The company, which focuses on privacy, famously raised around $1.7 billion last year by selling its own cryptocurrency in an initial coin offering (ICO). It plans to deliver the coins to investors end of the month.

But now, in the United States, Telegram must stop. The Securities and Exchange Commission (SEC) has obtained a restraining order, saying the coins are unregistered securities.

ICOs have been hot, with companies raising more than $6 billion in 2017 and $7 billion in the first half of 2018 alone.

Now, with such strong enforcement action against such a prominent player, the effect could ripple to blunt some of the enthusiasm.

Already, an observer says the company’s ability to sell the coins in other jurisdictions could be complicated.

News: mixed progress for mainstream crypto investments

Speaking of the SEC, it also rejects a Bitcoin exchange-traded fund (ETF), a sort of mainstream investment instrument. But a different U.S. regulator has opened the gates for a different mainstream instrument, called “futures,” for Ethereum’s Ether, the second biggest cryptocurrency. These mainstream investments potentially attract more institutional money into the sector.
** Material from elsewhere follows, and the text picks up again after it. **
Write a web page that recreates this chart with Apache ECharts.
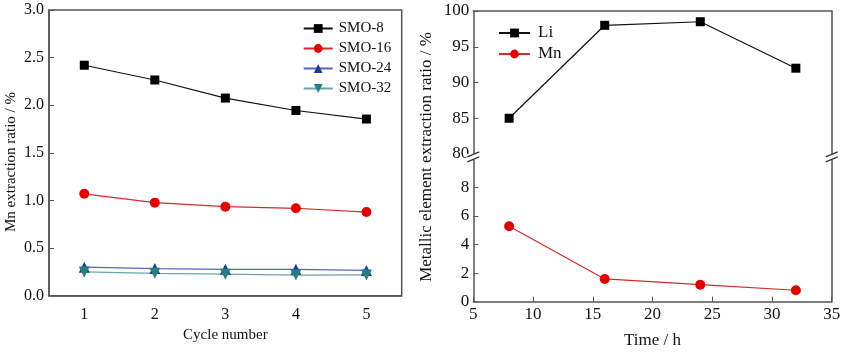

Along with regulator ire, Facebook Libra cryptocurrency now faces attention from copycats. A cryptocurrency group is looking to copy the open-source code to make their own. Called a “fork,” that move has been popular, with Bitcoin copied more than 70 times. Facebook’s Mark Zuckerberg will testify before U.S. lawmakers on Libra on Oct. 23.

Price: possible fall ahead despite last week’s rise

Bitcoin is facing further losses and risks dropping to $8,000, technical analysis suggests. Bitcoin is at $8,372 (C$11,055) as of noon Sunday, Eastern Time, up almost 4 per cent for the week. Bitcoin had risen to a high of $8,800 during the week, the most expensive it had been for two weeks, before pulling back to current levels.

Canada: widow of Quadriga’s Cotten to surrender assets

The widow of Gerald Cotten, the late founder of Vancouver’s QuadrigaCX, has agreed to transfer assets worth about C$12 million to the trustee overseeing the cryptocurrency exchange’s bankruptcy. The couple had been accused of using Quadriga’s funds personally before Cotten’s death triggered the platform’s collapse. The money will be used to repay users, owed more than C$200 million.

About half of Canadian blockchain companies say “legal and regulatory challenges” are impeding their growth, but their people are also among the highest paid, according to a new report commissioned by an industry lobbying group.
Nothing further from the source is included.